Set problem: Quote the listing in full, exactly as given, minus any pictures.

── Source material ──

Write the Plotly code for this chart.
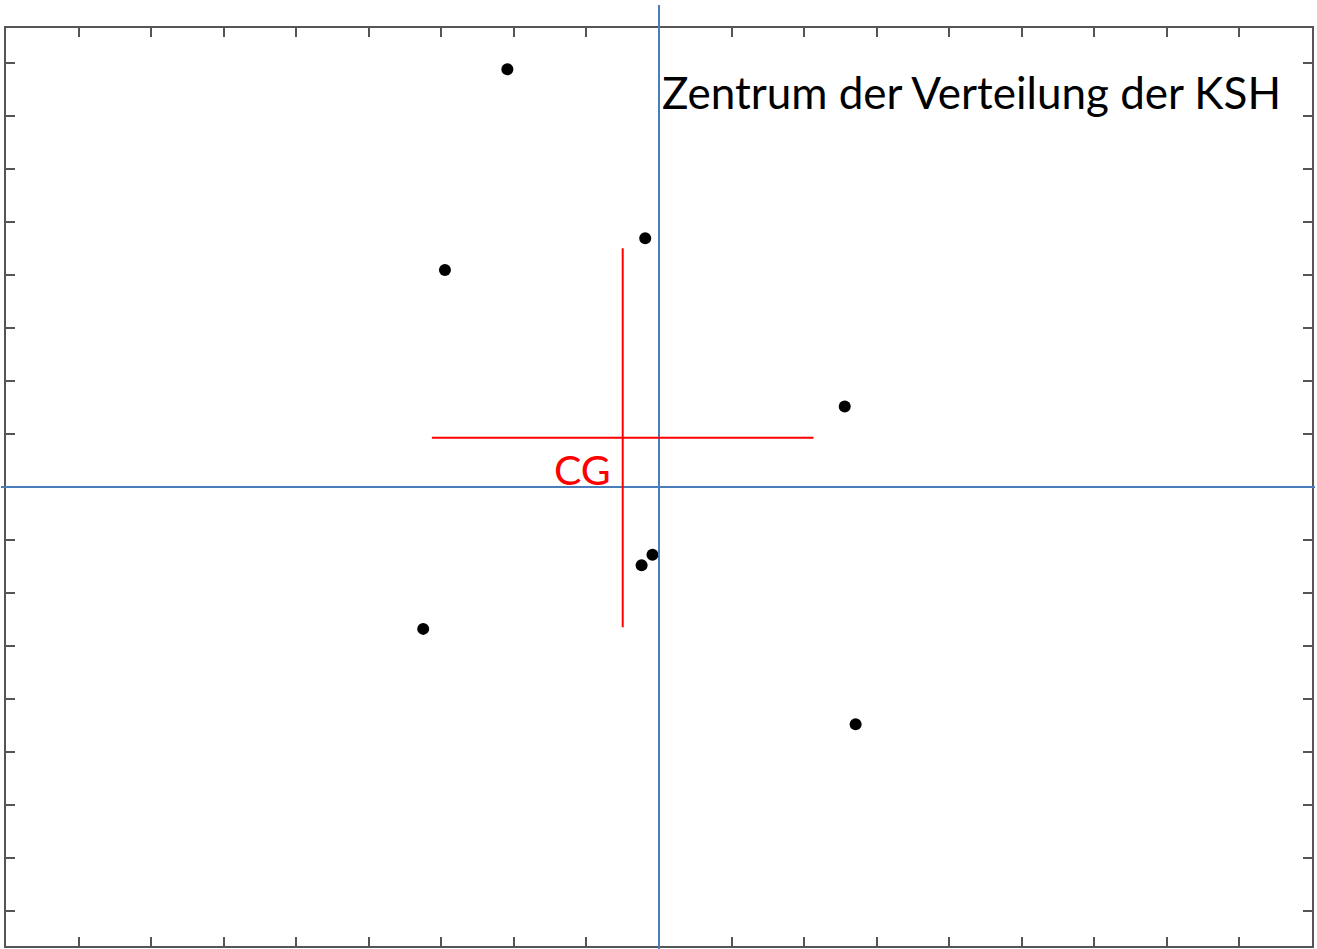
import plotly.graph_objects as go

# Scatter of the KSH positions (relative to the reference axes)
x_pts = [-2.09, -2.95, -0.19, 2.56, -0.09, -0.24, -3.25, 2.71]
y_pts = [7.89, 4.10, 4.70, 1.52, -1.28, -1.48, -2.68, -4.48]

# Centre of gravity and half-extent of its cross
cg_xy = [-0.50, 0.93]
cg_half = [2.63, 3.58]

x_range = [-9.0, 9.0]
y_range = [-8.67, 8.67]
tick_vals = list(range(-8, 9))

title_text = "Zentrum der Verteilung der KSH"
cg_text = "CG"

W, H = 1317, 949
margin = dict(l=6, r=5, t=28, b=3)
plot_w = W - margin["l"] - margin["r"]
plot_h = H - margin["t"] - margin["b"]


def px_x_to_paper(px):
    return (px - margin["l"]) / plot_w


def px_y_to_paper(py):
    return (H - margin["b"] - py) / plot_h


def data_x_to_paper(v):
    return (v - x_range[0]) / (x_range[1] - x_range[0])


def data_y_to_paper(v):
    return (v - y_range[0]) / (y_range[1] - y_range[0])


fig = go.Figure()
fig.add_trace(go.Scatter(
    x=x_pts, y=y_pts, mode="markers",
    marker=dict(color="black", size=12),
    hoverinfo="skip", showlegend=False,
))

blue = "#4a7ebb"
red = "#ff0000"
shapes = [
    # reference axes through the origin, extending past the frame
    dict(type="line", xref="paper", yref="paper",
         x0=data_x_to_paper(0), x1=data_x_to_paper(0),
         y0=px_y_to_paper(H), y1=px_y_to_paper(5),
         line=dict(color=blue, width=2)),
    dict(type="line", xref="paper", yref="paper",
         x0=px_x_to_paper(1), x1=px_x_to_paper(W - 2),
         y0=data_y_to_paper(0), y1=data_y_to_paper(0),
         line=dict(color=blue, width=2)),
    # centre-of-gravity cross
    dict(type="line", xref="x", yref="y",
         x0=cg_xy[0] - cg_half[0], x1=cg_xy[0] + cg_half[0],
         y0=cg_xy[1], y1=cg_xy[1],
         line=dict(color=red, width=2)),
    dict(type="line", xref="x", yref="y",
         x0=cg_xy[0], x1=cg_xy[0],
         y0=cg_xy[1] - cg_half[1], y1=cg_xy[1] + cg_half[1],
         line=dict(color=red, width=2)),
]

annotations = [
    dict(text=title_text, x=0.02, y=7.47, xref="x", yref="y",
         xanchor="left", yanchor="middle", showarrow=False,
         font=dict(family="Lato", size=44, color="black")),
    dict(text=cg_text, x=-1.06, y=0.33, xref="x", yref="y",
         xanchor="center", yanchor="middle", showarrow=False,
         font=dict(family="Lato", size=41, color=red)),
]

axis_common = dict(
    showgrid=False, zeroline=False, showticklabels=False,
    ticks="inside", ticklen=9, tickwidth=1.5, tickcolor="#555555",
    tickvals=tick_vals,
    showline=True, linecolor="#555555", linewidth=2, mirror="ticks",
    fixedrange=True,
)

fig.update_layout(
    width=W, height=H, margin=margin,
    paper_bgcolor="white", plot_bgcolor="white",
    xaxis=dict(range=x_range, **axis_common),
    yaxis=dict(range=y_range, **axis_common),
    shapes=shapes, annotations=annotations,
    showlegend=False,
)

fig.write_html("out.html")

───

Solved exercise:
Write the Plotly code for this chart.
import plotly.graph_objects as go

# Scatter of the KSH positions (relative to the reference axes)
x_pts = [-2.09, -2.95, -0.19, 2.56, -0.09, -0.24, -3.25, 2.71]
y_pts = [7.89, 4.10, 4.70, 1.52, -1.28, -1.48, -2.68, -4.48]

# Centre of gravity and half-extent of its cross
cg_xy = [-0.50, 0.93]
cg_half = [2.63, 3.58]

x_range = [-9.0, 9.0]
y_range = [-8.67, 8.67]
tick_vals = list(range(-8, 9))

title_text = "Zentrum der Verteilung der KSH"
cg_text = "CG"

W, H = 1317, 949
margin = dict(l=6, r=5, t=28, b=3)
plot_w = W - margin["l"] - margin["r"]
plot_h = H - margin["t"] - margin["b"]


def px_x_to_paper(px):
    return (px - margin["l"]) / plot_w


def px_y_to_paper(py):
    return (H - margin["b"] - py) / plot_h


def data_x_to_paper(v):
    return (v - x_range[0]) / (x_range[1] - x_range[0])


def data_y_to_paper(v):
    return (v - y_range[0]) / (y_range[1] - y_range[0])


fig = go.Figure()
fig.add_trace(go.Scatter(
    x=x_pts, y=y_pts, mode="markers",
    marker=dict(color="black", size=12),
    hoverinfo="skip", showlegend=False,
))

blue = "#4a7ebb"
red = "#ff0000"
shapes = [
    # reference axes through the origin, extending past the frame
    dict(type="line", xref="paper", yref="paper",
         x0=data_x_to_paper(0), x1=data_x_to_paper(0),
         y0=px_y_to_paper(H), y1=px_y_to_paper(5),
         line=dict(color=blue, width=2)),
    dict(type="line", xref="paper", yref="paper",
         x0=px_x_to_paper(1), x1=px_x_to_paper(W - 2),
         y0=data_y_to_paper(0), y1=data_y_to_paper(0),
         line=dict(color=blue, width=2)),
    # centre-of-gravity cross
    dict(type="line", xref="x", yref="y",
         x0=cg_xy[0] - cg_half[0], x1=cg_xy[0] + cg_half[0],
         y0=cg_xy[1], y1=cg_xy[1],
         line=dict(color=red, width=2)),
    dict(type="line", xref="x", yref="y",
         x0=cg_xy[0], x1=cg_xy[0],
         y0=cg_xy[1] - cg_half[1], y1=cg_xy[1] + cg_half[1],
         line=dict(color=red, width=2)),
]

annotations = [
    dict(text=title_text, x=0.02, y=7.47, xref="x", yref="y",
         xanchor="left", yanchor="middle", showarrow=False,
         font=dict(family="Lato", size=44, color="black")),
    dict(text=cg_text, x=-1.06, y=0.33, xref="x", yref="y",
         xanchor="center", yanchor="middle", showarrow=False,
         font=dict(family="Lato", size=41, color=red)),
]

axis_common = dict(
    showgrid=False, zeroline=False, showticklabels=False,
    ticks="inside", ticklen=9, tickwidth=1.5, tickcolor="#555555",
    tickvals=tick_vals,
    showline=True, linecolor="#555555", linewidth=2, mirror="ticks",
    fixedrange=True,
)

fig.update_layout(
    width=W, height=H, margin=margin,
    paper_bgcolor="white", plot_bgcolor="white",
    xaxis=dict(range=x_range, **axis_common),
    yaxis=dict(range=y_range, **axis_common),
    shapes=shapes, annotations=annotations,
    showlegend=False,
)

fig.write_html("out.html")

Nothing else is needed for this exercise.